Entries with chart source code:
○ ○ ○ ○
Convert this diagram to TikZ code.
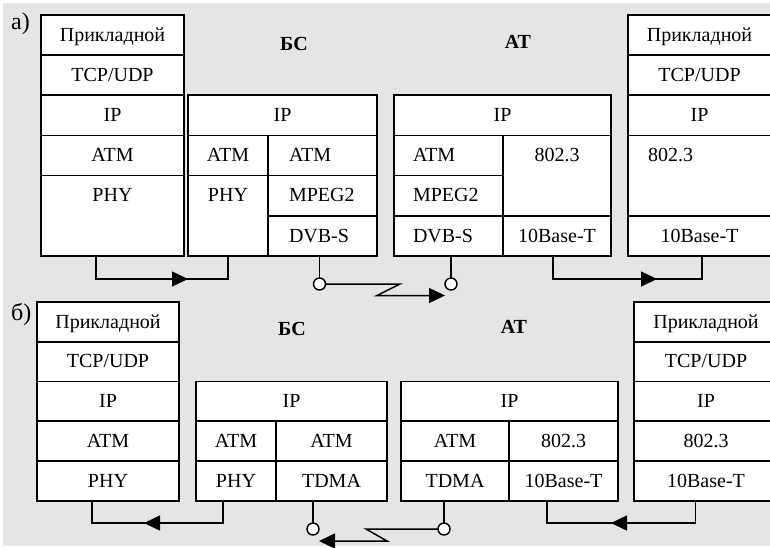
\documentclass[tikz,border=0pt]{standalone}
\usepackage{fontspec}
\setmainfont{Liberation Serif}
\usetikzlibrary{arrows.meta}
\definecolor{panelgray}{RGB}{229,229,229}
\tikzset{
  cellfont/.style={font=\fontsize{20}{22}\selectfont, text height=14pt, text depth=2pt},
  cell/.style={draw, fill=white, line width=1.5pt, anchor=north west,
    inner sep=0pt, outer sep=0pt, cellfont},
  lcell/.style={cell, text width=#1, align=left},
  toplbl/.style={anchor=north, inner sep=0pt, cellfont, yshift=-12pt},
  toptext/.style={label={[toplbl]north:#1}},
  hdr/.style={anchor=base, inner sep=0pt, font=\fontsize{20}{22}\selectfont\bfseries},
  panel/.style={anchor=base west, inner sep=0pt, font=\fontsize{24}{26}\selectfont},
  wire/.style={line width=1.5pt},
  tip/.style={wire, -{Triangle[length=16pt, width=15pt]}},
  port/.style={circle, draw, fill=white, line width=1.4pt, minimum size=12pt,
    inner sep=0pt, outer sep=0pt}
}
\begin{document}
\begin{tikzpicture}[x=1pt, y=-1pt]
  \clip (0,0) rectangle (770,547);
  \fill[white] (0,0) rectangle (770,547);
  \fill[panelgray] (3,3) rectangle (771,545.5);

  % ---------------- a) ----------------
  \node[panel] (lbla) at (11,29.5) {а)};
  \node[hdr] (bsa) at (294,50) {БС};
  \node[hdr] (ata) at (518,48) {АТ};

  % host stack, left
  \node[cell, minimum width=143pt, minimum height=40pt] (a1app) at (41,15) {Прикладной};
  \node[cell, minimum width=143pt, minimum height=40pt] (a1tcp) at (41,55) {TCP/UDP};
  \node[cell, minimum width=143pt, minimum height=40.5pt] (a1ip) at (41,95) {IP};
  \node[cell, minimum width=143pt, minimum height=40pt] (a1atm) at (41,135.5) {ATM};
  \node[cell, minimum width=143pt, minimum height=80.5pt, toptext=PHY] (a1phy) at (41,175.5) {};

  % base station
  \node[cell, minimum width=189pt, minimum height=40.5pt] (a2ip) at (188,95) {IP};
  \node[cell, minimum width=80pt, minimum height=40pt] (a2atm) at (188,135.5) {ATM};
  \node[cell, minimum width=80pt, minimum height=80.5pt, toptext=PHY] (a2phy) at (188,175.5) {};
  \node[lcell=67pt, minimum width=109pt, minimum height=40pt] (a2atmr) at (268,135.5) {ATM};
  \node[lcell=67pt, minimum width=109pt, minimum height=40.5pt] (a2mpeg) at (268,175.5) {MPEG2};
  \node[lcell=67pt, minimum width=109pt, minimum height=40pt] (a2dvb) at (268,216) {DVB-S};

  % subscriber terminal
  \node[cell, minimum width=217pt, minimum height=40.5pt] (a3ip) at (394,95) {IP};
  \node[lcell=71pt, minimum width=109pt, minimum height=40pt] (a3atm) at (394,135.5) {ATM};
  \node[lcell=71pt, minimum width=109pt, minimum height=40.5pt] (a3mpeg) at (394,175.5) {MPEG2};
  \node[lcell=71pt, minimum width=109pt, minimum height=40pt] (a3dvb) at (394,216) {DVB-S};
  \node[cell, minimum width=108pt, minimum height=80.5pt, toptext=802.3] (a3eth) at (503,135.5) {};
  \node[cell, minimum width=108pt, minimum height=40pt] (a3base) at (503,216) {10Base-T};

  % host stack, right
  \node[cell, minimum width=143pt, minimum height=40pt] (a4app) at (628,15) {Прикладной};
  \node[cell, minimum width=143pt, minimum height=40pt] (a4tcp) at (628,55) {TCP/UDP};
  \node[cell, minimum width=143pt, minimum height=40.5pt] (a4ip) at (628,95) {IP};
  \node[cell, minimum width=143pt, minimum height=80.5pt,
        label={[toplbl, anchor=north west, xshift=20pt]north west:802.3}] (a4eth) at (628,135.5) {};
  \node[cell, minimum width=143pt, minimum height=40pt] (a4base) at (628,216) {10Base-T};

  % wired links
  \draw[wire] ([xshift=-16.5pt]a1phy.south) -- ++(0,23) coordinate (a1bend) -| (a2phy.south);
  \coordinate (a1tip) at (188,279);
  \draw[tip] (a1bend) -- (a1tip);
  \draw[wire] ([xshift=-4pt]a3base.south) -- ++(0,23) coordinate (a3bend) -| ([xshift=2.5pt]a4base.south);
  \coordinate (a3tip) at (657,279);
  \draw[tip] (a3bend) -- (a3tip);

  % radio link
  \node[port] (a2port) at ([xshift=-3pt, yshift=-28pt]a2dvb.south) {};
  \node[port] (a3port) at ([xshift=2.5pt, yshift=-28pt]a3dvb.south) {};
  \draw[wire] (a2port |- a2dvb.south) -- (a2port.north);
  \draw[wire] (a3port |- a3dvb.south) -- (a3port.north);
  \draw[tip] (a2port.east) -- ++(74.5,0) -- ++(-23,11.5) -- ([yshift=-11.5pt]a3port.west);

  % ---------------- б) ----------------
  \node[panel] (lblb) at (11,320.5) {б)};
  \node[hdr] (bsb) at (292,335) {БС};
  \node[hdr] (atb) at (514,333) {АТ};

  % host stack, left
  \node[cell, minimum width=142pt, minimum height=40pt] (b1app) at (37,302) {Прикладной};
  \node[cell, minimum width=142pt, minimum height=39.5pt] (b1tcp) at (37,342) {TCP/UDP};
  \node[cell, minimum width=142pt, minimum height=39.5pt] (b1ip) at (37,381.5) {IP};
  \node[cell, minimum width=142pt, minimum height=40pt] (b1atm) at (37,421) {ATM};
  \node[cell, minimum width=142pt, minimum height=40pt] (b1phy) at (37,461) {PHY};

  % base station
  \node[cell, minimum width=191pt, minimum height=39.5pt] (b2ip) at (196,381.5) {IP};
  \node[cell, minimum width=80pt, minimum height=40pt] (b2atm) at (196,421) {ATM};
  \node[cell, minimum width=111pt, minimum height=40pt] (b2atmr) at (276,421) {ATM};
  \node[cell, minimum width=80pt, minimum height=40pt] (b2phy) at (196,461) {PHY};
  \node[cell, minimum width=111pt, minimum height=40pt] (b2tdma) at (276,461) {TDMA};

  % subscriber terminal
  \node[cell, minimum width=217pt, minimum height=39.5pt] (b3ip) at (401,381.5) {IP};
  \node[cell, minimum width=108pt, minimum height=40pt] (b3atm) at (401,421) {ATM};
  \node[cell, minimum width=109pt, minimum height=40pt] (b3eth) at (509,421) {802.3};
  \node[cell, minimum width=108pt, minimum height=40pt] (b3tdma) at (401,461) {TDMA};
  \node[cell, minimum width=109pt, minimum height=40pt] (b3base) at (509,461) {10Base-T};

  % host stack, right
  \node[cell, minimum width=144pt, minimum height=40pt] (b4app) at (634,302) {Прикладной};
  \node[cell, minimum width=144pt, minimum height=39.5pt] (b4tcp) at (634,342) {TCP/UDP};
  \node[cell, minimum width=144pt, minimum height=39.5pt] (b4ip) at (634,381.5) {IP};
  \node[cell, minimum width=144pt, minimum height=40pt] (b4eth) at (634,421) {802.3};
  \node[cell, minimum width=144pt, minimum height=40pt] (b4base) at (634,461) {10Base-T};

  % wired links
  \draw[wire] ([xshift=-13pt]b2phy.south) -- ++(0,22) coordinate (b2bend) -| ([xshift=-16pt]b1phy.south);
  \coordinate (b2tip) at (144,523);
  \draw[tip] (b2bend) -- (b2tip);
  \draw[wire] ([xshift=-10.5pt]b4base.south) -- ++(0,22) coordinate (b4bend) -| ([xshift=-16.5pt]b3base.south);
  \coordinate (b4tip) at (611,523);
  \draw[tip] (b4bend) -- (b4tip);

  % radio link
  \node[port] (b2port) at ([xshift=-18.5pt, yshift=-28pt]b2tdma.south) {};
  \node[port] (b3port) at ([xshift=-11pt, yshift=-28pt]b3tdma.south) {};
  \draw[wire] (b2port |- b2tdma.south) -- (b2port.north);
  \draw[wire] (b3port |- b3tdma.south) -- (b3port.north);
  \draw[tip] (b3port.west) -- ++(-72,0) -- ++(21,12) -- ([yshift=-12pt]b2port.east);
\end{tikzpicture}
\end{document}
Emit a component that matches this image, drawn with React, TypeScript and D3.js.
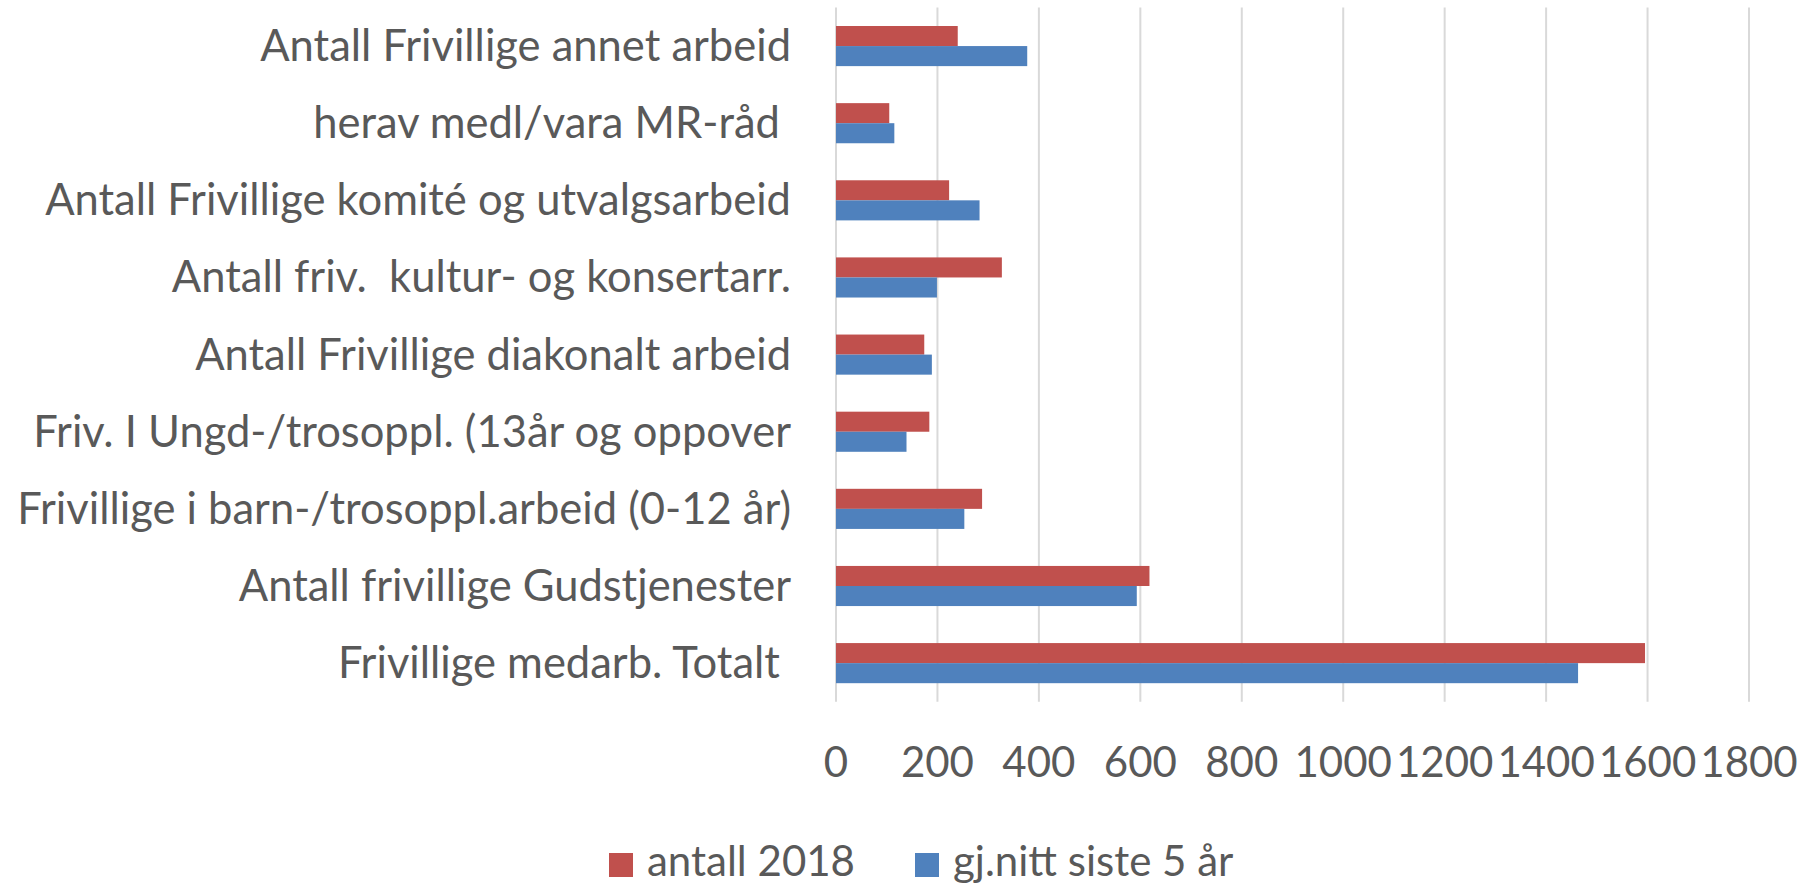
import React from "react";
import * as d3 from "d3";

// categories top -> bottom, as in the picture
const categories = [
  "Antall Frivillige annet arbeid",
  "herav medl/vara MR-råd ",
  "Antall Frivillige komité og utvalgsarbeid",
  "Antall friv.  kultur- og konsertarr.",
  "Antall Frivillige diakonalt arbeid",
  "Friv. I Ungd-/trosoppl. (13år og oppover",
  "Frivillige i barn-/trosoppl.arbeid (0-12 år)",
  "Antall frivillige Gudstjenester",
  "Frivillige medarb. Totalt ",
];
const antall2018 = [240, 105, 223, 327, 174, 184, 288, 618, 1595];
const snitt5ar = [377, 115, 283, 199, 189, 139, 253, 593, 1463];
const seriesNames = ["antall 2018", "gj.nitt siste 5 år"];
const seriesColors = ["#C0504D", "#4F81BD"];
const tickValues = [0, 200, 400, 600, 800, 1000, 1200, 1400, 1600, 1800];

const W = 1806;
const H = 886;
const FONT = "Lato, 'Open Sans', sans-serif";
const FS_CAT = 43.5;
const FS = 42;
const TEXT = "#595959";

export default function App() {
  const x = d3.scaleLinear().domain([0, 1800]).range([836, 1749]);
  const y = d3
    .scaleBand<string>()
    .domain(categories)
    .range([7.5, 701.7])
    .paddingInner(0.48)
    .paddingOuter(0.24);
  const sub = d3
    .scaleBand<string>()
    .domain(seriesNames)
    .range([0, y.bandwidth()]);

  const series = [antall2018, snitt5ar];

  return (
    <svg
      width={W}
      height={H}
      style={{ position: "absolute", left: 0, top: 0, background: "#fff" }}
      fontFamily={FONT}
    >
      <rect width={W} height={H} fill="#fff" />
      {/* gridlines */}
      {tickValues.map(t => (
        <line
          key={t}
          x1={x(t)}
          x2={x(t)}
          y1={7.5}
          y2={701.7}
          stroke="#d9d9d9"
          strokeWidth={2}
        />
      ))}
      {/* bars */}
      {series.map((vals, si) =>
        categories.map((c, i) => (
          <rect
            key={si + "-" + i}
            x={x(0)}
            y={(y(c) ?? 0) + (sub(seriesNames[si]) ?? 0)}
            width={x(vals[i]) - x(0)}
            height={sub.bandwidth()}
            fill={seriesColors[si]}
          />
        ))
      )}
      {/* category labels */}
      {categories.map(c => (
        <text
          key={c}
          x={791}
          y={(y(c) ?? 0) + y.bandwidth() / 2 + 15}
          textAnchor="end"
          fontSize={FS_CAT}
          fill={TEXT}
          style={{ whiteSpace: "pre" }}
        >
          {c}
        </text>
      ))}
      {/* tick labels */}
      {tickValues.map(t => (
        <text
          key={t}
          x={x(t)}
          y={777}
          textAnchor="middle"
          fontSize={FS}
          fill={TEXT}
        >
          {t}
        </text>
      ))}
      {/* legend */}
      {seriesNames.map((s, i) => {
        const lx = i === 0 ? 609 : 915;
        return (
          <g key={s}>
            <rect x={lx} y={853} width={24} height={24} fill={seriesColors[i]} />
            <text x={lx + 38} y={876} fontSize={FS} fill={TEXT}>
              {s}
            </text>
          </g>
        );
      })}
    </svg>
  );
}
○ ○ ○ ○
▶ [What to do]: Leaving out all pictures, set down exactly the lines of the material above, from the line with "Emit a component" to the line with "import * as" inclusive, and no others.

▶ [Solution to the exercise]:
Emit a component that matches this image, drawn with React, TypeScript and D3.js.
import React from "react";
import * as d3 from "d3";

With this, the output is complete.